Tolima has an interesting story behind it. This region used to be FARC territory, and the Colombian government is empowering the farmers in the region to start a new lifestyle. Honduras is a major producing region of high end coffees that still is pretty much unknown to the average coffee consumer.   Each one has its unique flavor profile and individual journey in a cup.

How does the average person expand their knowledge of coffee and discover those unique regions such as Tolima? Where to start?

One of the best ways is by visiting local coffee roasters around you. Start a conversation and ask them about the coffee they are sourcing, and what’s special about it. Another great way to discover new coffees is by joining coffee enthusiast communities, like Long Beach Coffee Club here in Los Angeles. Finally, you can also discover new and exciting coffees at home by joining premium clubs like the LA Coffee Club. My recommendation is to taste these new coffees without sugar or milk to better appreciate their unique characteristics.

I recently read some articles about the California coffee growers industry? Have you tried the coffee? What are your thoughts?

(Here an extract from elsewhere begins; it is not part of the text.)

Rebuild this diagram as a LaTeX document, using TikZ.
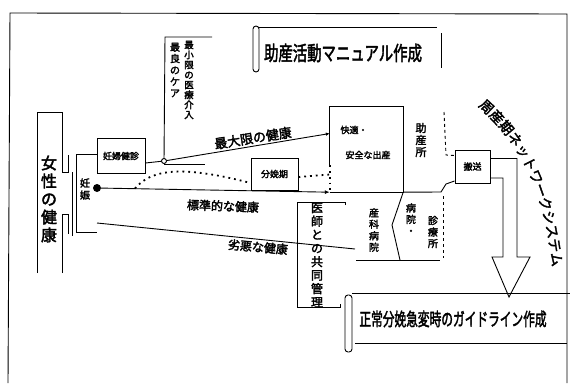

Yes, I’ve tried it, and so far, so good. I think the main reason it is that good is because of the people who are behind it.  A group of growers have enlisted a celebrity roaster to develop the style and character for the region. Credit must be also given to the one California grower who decided to bring some coffee seeds from Salvador to start harvesting it.  He is also encouraging other California growers to follow his lead by giving away some of his coffee plants. I think we are about to see the birth of another US region to grow coffee besides Hawaii. 

What are the biggest challenges these Californian growers face to compete in this overcrowded coffee industry? 

Unveiling the uniqueness of its profile and the sustainability for the production. US consumers enjoy romanticizing about coffees from remote regions, however  if California coffee can develop their own unique story, quality and authenticity I believe they will succeed.